The request: Below is a listing. Quote from it, exactly, the lines from the one containing "What matplotlib code" down to the one containing "W, H = 474, 415", both ends included, and nothing else.

[Stored data start]

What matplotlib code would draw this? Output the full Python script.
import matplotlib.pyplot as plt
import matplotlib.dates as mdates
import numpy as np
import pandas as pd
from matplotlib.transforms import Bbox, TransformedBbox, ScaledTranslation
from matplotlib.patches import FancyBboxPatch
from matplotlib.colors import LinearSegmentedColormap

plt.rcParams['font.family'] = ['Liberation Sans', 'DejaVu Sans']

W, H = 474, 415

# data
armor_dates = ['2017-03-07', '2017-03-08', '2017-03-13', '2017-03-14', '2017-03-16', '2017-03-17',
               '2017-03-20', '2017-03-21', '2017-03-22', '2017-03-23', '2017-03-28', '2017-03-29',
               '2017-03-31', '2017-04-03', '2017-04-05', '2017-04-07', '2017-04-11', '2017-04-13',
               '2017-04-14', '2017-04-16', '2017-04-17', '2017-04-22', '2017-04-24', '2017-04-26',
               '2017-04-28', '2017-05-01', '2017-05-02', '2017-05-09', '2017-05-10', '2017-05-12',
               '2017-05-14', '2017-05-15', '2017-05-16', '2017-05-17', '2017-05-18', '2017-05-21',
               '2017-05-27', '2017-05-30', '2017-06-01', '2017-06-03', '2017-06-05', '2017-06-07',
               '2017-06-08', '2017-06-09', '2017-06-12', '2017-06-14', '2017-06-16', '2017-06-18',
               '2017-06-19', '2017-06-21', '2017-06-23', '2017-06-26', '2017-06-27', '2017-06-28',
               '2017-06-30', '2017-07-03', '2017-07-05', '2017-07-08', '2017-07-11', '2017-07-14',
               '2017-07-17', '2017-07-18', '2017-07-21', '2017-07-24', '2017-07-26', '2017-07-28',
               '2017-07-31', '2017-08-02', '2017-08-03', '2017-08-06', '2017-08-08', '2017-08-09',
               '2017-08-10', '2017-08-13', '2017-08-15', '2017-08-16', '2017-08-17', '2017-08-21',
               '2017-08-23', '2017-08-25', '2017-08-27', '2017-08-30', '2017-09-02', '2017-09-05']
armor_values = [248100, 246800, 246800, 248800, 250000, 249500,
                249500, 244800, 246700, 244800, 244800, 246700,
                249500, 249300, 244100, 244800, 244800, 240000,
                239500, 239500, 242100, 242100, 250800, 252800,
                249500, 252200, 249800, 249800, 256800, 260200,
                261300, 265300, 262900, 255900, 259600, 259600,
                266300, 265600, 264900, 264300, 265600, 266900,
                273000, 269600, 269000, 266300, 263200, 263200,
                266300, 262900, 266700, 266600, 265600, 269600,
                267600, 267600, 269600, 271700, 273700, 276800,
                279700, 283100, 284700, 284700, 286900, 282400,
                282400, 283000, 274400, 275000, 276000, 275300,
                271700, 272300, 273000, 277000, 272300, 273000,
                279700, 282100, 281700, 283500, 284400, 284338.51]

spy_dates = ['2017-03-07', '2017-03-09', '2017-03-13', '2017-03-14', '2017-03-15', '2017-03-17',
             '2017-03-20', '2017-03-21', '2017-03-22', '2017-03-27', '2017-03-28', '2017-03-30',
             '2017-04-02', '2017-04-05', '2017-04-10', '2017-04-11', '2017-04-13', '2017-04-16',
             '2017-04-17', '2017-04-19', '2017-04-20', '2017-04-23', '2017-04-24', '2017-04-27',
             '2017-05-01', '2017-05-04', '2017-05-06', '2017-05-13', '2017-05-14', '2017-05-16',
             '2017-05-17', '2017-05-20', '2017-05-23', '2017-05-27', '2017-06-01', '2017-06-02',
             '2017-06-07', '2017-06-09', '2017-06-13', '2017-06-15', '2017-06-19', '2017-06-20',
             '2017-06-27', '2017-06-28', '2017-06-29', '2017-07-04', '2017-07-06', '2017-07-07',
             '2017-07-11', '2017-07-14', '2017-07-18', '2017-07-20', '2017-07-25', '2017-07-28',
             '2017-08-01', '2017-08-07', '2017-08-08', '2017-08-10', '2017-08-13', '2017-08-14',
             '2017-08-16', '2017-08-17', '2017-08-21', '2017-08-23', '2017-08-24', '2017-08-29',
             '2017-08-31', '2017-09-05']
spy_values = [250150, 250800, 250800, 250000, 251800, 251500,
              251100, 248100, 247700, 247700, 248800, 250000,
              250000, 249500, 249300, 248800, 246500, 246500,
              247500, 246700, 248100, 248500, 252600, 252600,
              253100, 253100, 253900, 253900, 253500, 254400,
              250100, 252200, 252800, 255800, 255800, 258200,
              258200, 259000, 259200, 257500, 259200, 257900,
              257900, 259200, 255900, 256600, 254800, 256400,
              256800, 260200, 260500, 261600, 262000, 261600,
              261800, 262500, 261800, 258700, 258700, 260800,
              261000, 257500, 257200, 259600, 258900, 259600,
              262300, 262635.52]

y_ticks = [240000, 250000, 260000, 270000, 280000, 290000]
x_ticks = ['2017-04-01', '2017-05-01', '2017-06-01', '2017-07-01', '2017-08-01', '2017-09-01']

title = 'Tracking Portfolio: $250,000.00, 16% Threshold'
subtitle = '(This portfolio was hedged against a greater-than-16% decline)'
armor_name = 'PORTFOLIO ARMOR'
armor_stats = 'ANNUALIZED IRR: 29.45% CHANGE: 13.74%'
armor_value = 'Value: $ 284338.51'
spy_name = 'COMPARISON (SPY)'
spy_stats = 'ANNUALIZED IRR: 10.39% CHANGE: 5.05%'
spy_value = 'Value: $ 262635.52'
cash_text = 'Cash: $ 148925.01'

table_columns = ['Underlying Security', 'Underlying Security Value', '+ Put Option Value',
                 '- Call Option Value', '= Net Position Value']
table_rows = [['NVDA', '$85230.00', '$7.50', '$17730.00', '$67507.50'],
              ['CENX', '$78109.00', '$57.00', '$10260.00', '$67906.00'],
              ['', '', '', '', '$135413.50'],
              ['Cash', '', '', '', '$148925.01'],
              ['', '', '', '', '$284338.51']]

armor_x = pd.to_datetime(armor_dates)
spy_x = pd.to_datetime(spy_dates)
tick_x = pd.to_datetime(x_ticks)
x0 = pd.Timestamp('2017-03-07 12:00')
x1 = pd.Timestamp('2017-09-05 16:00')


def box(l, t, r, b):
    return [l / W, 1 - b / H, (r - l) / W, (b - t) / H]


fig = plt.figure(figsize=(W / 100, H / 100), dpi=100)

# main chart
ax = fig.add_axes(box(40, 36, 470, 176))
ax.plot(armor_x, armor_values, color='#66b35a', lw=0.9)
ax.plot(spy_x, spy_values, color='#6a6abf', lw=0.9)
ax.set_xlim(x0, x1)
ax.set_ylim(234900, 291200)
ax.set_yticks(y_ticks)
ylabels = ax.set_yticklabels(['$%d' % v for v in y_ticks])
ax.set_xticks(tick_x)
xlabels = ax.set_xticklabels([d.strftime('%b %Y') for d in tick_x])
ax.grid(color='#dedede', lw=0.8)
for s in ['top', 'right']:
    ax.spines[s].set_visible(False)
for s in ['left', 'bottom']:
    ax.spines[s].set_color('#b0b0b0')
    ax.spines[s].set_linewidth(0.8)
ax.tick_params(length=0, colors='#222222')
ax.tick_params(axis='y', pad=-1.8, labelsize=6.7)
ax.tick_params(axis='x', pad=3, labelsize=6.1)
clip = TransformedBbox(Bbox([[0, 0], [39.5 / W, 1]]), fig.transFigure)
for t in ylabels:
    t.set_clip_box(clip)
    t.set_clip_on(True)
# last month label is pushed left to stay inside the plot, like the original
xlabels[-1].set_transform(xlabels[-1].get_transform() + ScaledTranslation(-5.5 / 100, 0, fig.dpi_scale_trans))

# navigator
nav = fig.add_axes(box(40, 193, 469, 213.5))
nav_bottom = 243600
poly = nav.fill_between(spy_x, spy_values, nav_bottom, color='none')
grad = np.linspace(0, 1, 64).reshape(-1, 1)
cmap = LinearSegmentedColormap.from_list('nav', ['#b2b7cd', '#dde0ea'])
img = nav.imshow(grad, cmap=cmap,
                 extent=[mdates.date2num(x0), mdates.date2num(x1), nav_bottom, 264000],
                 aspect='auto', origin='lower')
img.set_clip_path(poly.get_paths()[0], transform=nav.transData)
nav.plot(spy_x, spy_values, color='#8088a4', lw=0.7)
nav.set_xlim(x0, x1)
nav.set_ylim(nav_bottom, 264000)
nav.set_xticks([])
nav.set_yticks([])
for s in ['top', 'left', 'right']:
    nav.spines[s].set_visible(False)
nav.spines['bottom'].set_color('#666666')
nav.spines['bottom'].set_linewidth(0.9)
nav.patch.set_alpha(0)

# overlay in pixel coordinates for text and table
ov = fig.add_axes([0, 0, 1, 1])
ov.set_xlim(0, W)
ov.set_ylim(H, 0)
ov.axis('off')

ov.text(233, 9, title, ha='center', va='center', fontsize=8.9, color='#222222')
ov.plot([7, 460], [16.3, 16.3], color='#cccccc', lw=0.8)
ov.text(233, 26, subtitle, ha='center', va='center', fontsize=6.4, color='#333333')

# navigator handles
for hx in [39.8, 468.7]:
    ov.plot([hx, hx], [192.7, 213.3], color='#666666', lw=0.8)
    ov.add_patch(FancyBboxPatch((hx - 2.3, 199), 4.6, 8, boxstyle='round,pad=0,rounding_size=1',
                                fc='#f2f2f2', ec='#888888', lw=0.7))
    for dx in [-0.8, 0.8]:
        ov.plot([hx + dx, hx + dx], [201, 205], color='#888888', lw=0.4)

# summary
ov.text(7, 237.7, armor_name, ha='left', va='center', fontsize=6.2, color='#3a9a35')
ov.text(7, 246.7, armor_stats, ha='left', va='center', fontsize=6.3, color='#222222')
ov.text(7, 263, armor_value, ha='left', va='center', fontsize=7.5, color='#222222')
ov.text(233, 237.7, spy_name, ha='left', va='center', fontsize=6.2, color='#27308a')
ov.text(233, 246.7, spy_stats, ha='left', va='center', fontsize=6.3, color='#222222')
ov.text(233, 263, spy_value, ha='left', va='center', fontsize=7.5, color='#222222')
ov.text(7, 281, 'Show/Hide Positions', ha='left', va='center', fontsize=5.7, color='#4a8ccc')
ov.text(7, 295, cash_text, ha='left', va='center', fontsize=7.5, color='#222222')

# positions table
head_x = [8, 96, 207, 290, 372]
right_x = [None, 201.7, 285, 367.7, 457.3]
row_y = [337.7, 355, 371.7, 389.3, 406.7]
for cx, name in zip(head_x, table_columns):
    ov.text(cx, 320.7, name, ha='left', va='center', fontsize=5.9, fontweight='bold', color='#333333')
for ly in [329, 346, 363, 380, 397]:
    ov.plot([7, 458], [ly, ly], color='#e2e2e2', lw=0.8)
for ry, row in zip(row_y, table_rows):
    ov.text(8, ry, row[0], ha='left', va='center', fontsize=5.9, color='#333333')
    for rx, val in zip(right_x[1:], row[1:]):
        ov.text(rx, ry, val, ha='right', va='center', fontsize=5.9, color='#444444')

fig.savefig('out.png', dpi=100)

[Stored data end]
[Stored data start]

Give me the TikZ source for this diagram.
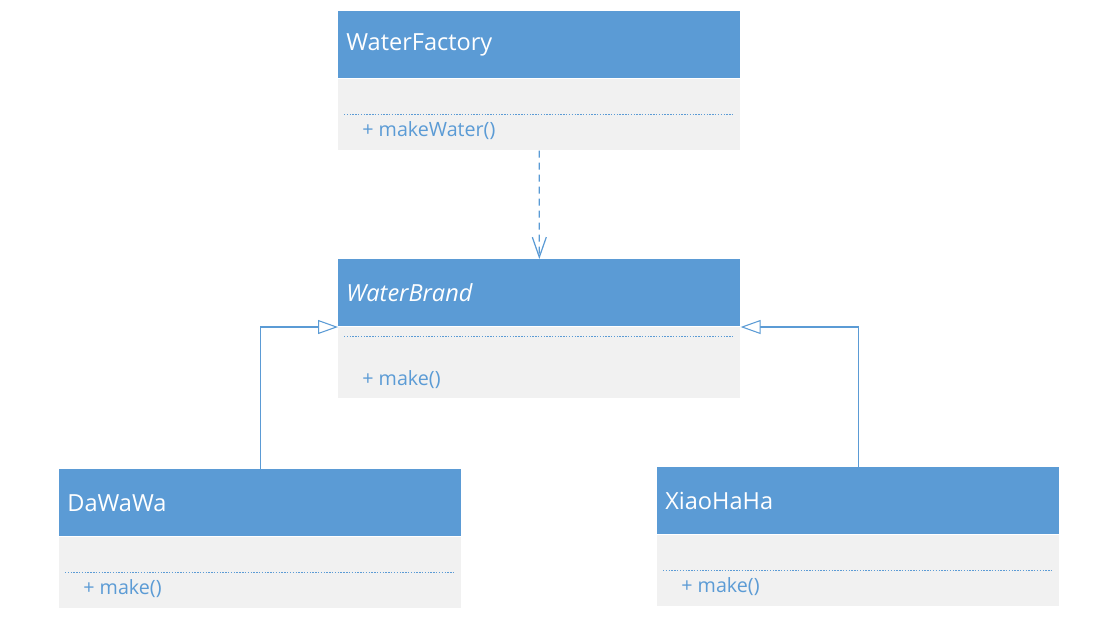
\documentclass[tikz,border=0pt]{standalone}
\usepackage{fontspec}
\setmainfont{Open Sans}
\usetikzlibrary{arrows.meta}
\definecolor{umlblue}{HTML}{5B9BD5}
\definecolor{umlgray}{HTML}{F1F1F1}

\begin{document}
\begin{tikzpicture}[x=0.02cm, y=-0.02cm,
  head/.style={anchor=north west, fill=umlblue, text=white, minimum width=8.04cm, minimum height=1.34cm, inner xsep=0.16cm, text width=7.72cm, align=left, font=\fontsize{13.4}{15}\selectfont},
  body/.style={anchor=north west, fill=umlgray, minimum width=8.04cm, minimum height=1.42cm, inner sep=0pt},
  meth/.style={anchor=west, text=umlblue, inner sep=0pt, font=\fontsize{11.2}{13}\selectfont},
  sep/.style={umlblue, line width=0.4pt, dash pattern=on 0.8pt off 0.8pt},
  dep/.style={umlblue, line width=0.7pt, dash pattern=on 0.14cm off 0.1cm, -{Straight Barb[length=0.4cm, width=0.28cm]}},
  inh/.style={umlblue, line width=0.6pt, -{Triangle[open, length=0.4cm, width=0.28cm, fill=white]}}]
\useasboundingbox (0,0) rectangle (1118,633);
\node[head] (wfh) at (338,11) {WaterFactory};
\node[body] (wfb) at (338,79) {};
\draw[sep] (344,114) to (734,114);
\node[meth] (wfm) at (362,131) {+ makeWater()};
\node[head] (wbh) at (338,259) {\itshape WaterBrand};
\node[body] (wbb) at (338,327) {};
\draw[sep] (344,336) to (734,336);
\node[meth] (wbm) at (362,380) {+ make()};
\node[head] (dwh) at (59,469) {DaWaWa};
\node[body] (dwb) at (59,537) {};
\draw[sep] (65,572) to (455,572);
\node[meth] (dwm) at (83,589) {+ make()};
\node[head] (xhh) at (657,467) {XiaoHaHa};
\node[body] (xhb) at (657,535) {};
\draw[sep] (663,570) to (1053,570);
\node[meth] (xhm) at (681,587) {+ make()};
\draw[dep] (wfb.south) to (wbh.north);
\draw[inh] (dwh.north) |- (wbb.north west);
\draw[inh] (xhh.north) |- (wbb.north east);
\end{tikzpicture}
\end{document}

[Stored data end]

Correct output:
What matplotlib code would draw this? Output the full Python script.
import matplotlib.pyplot as plt
import matplotlib.dates as mdates
import numpy as np
import pandas as pd
from matplotlib.transforms import Bbox, TransformedBbox, ScaledTranslation
from matplotlib.patches import FancyBboxPatch
from matplotlib.colors import LinearSegmentedColormap

plt.rcParams['font.family'] = ['Liberation Sans', 'DejaVu Sans']

W, H = 474, 415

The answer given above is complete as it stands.